WHAT THE TASK REQUIRES
From the listing below, extract each line containing the string "with".

EXERCISE MATERIAL
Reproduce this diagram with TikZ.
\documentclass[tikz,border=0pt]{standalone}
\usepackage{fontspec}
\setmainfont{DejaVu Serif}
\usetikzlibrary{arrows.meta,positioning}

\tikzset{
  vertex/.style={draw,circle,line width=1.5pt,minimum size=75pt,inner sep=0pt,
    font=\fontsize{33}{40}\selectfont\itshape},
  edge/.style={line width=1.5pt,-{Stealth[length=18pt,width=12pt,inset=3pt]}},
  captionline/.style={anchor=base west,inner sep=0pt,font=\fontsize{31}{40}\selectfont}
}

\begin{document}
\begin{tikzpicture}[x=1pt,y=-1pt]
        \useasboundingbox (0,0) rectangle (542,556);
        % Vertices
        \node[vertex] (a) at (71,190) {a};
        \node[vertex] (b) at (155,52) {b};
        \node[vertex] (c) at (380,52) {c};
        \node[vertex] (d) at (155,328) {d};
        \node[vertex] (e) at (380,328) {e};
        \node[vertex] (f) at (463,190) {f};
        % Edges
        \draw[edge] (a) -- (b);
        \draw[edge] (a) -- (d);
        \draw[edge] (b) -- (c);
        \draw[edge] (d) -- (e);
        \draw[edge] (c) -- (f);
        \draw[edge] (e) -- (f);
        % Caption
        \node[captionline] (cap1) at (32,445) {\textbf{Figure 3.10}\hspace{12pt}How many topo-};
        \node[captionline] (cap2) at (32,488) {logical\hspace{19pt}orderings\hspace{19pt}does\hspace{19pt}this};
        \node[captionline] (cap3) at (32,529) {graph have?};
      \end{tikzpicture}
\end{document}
---
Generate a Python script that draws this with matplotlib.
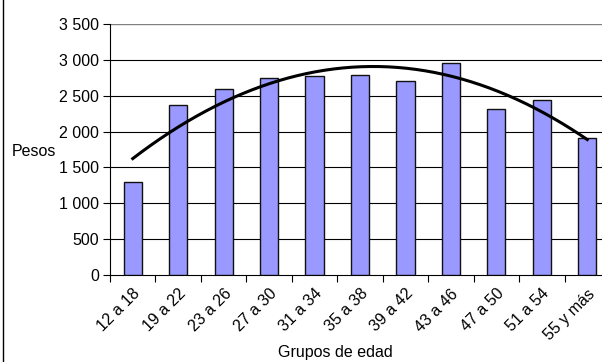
--
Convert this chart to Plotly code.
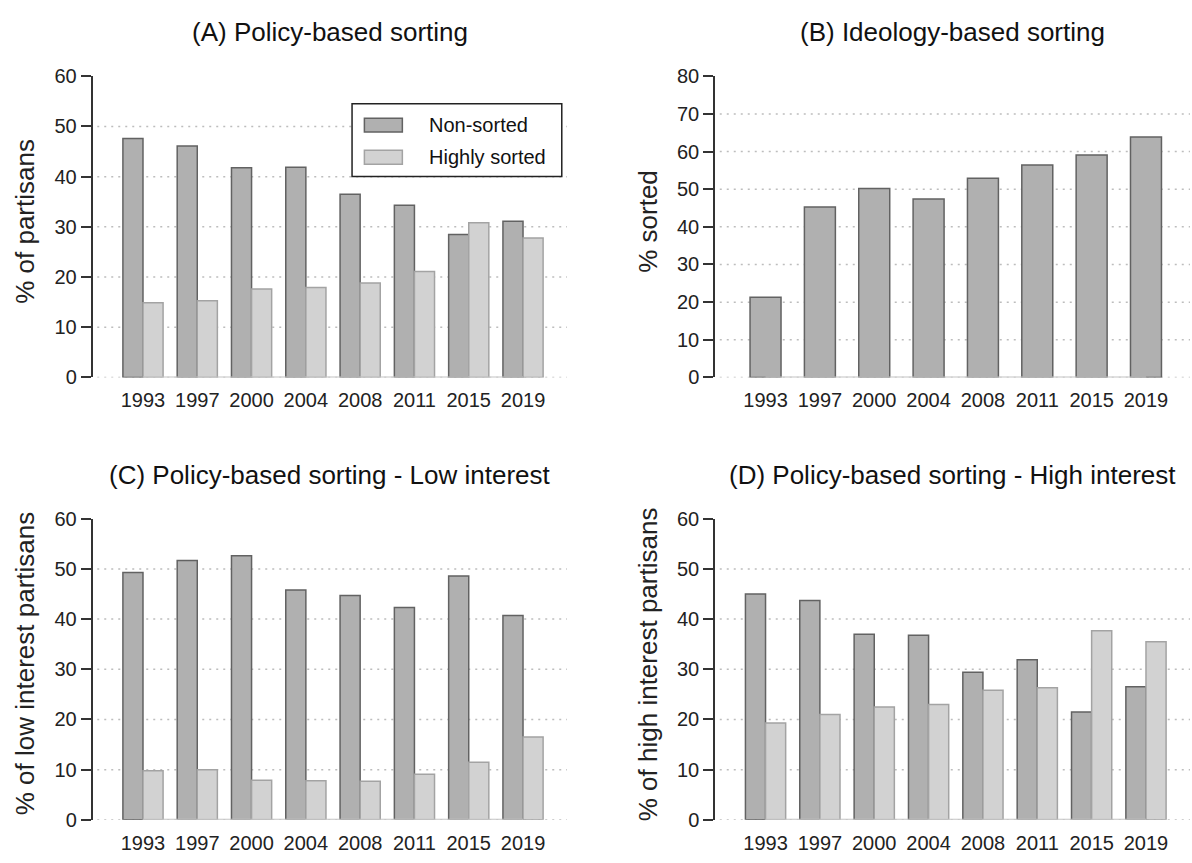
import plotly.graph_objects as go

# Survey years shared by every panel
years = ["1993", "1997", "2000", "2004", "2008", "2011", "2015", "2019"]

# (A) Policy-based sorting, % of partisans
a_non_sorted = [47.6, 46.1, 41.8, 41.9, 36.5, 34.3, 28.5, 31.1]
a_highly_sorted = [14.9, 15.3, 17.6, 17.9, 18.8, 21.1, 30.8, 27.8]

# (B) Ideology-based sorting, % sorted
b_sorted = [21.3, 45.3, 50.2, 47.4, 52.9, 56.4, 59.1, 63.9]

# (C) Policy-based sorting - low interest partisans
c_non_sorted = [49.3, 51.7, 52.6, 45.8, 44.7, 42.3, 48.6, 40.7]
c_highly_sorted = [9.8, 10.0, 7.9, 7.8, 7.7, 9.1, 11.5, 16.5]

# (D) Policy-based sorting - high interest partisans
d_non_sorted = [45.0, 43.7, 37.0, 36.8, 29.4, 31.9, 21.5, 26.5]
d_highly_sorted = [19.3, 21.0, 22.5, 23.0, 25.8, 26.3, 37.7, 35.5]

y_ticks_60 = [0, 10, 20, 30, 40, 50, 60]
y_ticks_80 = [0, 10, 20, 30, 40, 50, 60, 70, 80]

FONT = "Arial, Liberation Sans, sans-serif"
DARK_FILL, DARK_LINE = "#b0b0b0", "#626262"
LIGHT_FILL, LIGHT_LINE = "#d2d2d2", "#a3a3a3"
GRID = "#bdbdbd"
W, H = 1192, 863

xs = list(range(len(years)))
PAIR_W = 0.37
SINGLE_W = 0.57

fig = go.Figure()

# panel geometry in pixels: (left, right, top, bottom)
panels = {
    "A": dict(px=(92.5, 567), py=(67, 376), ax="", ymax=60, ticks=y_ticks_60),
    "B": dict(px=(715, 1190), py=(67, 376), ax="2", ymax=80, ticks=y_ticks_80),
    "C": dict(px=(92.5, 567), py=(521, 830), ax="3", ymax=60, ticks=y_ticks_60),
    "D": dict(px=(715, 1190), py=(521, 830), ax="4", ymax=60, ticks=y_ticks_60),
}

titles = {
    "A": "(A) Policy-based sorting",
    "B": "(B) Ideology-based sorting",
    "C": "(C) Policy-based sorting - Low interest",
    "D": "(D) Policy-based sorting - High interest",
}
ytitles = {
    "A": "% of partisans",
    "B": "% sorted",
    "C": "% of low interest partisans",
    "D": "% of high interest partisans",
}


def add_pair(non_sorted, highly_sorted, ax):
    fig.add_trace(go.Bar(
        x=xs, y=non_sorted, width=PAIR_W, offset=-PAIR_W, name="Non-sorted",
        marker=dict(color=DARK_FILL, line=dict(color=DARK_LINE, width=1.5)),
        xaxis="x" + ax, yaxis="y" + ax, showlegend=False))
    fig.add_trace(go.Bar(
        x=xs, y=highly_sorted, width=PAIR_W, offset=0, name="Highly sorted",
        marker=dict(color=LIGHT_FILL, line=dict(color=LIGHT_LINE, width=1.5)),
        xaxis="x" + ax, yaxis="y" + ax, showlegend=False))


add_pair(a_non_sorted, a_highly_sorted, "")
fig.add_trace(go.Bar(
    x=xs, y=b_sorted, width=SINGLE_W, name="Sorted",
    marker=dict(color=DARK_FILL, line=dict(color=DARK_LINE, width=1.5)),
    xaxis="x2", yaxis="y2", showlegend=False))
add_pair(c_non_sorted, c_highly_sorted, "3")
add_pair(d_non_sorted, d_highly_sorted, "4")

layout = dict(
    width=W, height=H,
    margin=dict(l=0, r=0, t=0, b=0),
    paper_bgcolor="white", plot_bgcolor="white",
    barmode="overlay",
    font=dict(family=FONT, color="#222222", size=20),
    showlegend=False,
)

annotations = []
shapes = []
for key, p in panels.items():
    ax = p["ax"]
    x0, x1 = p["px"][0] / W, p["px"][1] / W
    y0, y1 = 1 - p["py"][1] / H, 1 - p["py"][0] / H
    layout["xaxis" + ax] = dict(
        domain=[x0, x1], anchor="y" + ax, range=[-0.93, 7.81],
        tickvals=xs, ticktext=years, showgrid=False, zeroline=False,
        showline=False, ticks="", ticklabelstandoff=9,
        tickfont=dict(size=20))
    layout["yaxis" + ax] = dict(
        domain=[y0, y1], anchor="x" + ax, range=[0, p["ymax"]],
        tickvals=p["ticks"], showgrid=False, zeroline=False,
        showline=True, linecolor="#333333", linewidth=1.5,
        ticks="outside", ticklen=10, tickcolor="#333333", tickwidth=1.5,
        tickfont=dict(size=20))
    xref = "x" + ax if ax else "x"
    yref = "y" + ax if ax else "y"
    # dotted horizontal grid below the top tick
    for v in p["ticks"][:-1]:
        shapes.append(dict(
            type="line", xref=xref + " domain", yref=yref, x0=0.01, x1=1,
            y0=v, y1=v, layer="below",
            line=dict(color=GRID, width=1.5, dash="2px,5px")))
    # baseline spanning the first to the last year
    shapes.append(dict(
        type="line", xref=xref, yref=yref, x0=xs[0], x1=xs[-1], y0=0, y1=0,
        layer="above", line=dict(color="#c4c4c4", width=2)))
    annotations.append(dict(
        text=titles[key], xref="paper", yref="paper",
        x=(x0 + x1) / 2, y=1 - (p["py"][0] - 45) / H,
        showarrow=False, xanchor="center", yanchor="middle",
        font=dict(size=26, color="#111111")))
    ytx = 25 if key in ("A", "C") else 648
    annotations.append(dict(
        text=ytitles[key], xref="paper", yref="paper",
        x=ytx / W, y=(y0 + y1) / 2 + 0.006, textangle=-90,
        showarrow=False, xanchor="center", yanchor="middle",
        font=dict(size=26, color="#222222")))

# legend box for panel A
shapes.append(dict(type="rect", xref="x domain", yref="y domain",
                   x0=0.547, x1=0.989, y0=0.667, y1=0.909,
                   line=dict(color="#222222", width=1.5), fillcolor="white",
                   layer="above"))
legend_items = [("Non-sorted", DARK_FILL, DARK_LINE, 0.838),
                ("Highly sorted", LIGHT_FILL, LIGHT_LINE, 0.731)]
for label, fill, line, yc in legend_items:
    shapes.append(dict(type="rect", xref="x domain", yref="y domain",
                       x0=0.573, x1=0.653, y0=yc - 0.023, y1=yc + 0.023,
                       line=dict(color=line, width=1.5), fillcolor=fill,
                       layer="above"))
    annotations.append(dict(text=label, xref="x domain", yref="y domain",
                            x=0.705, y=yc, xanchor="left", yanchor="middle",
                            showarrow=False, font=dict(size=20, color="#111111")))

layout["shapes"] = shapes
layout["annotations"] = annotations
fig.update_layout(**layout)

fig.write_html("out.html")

THE SOLUTION
Reproduce this diagram with TikZ.
Generate a Python script that draws this with matplotlib.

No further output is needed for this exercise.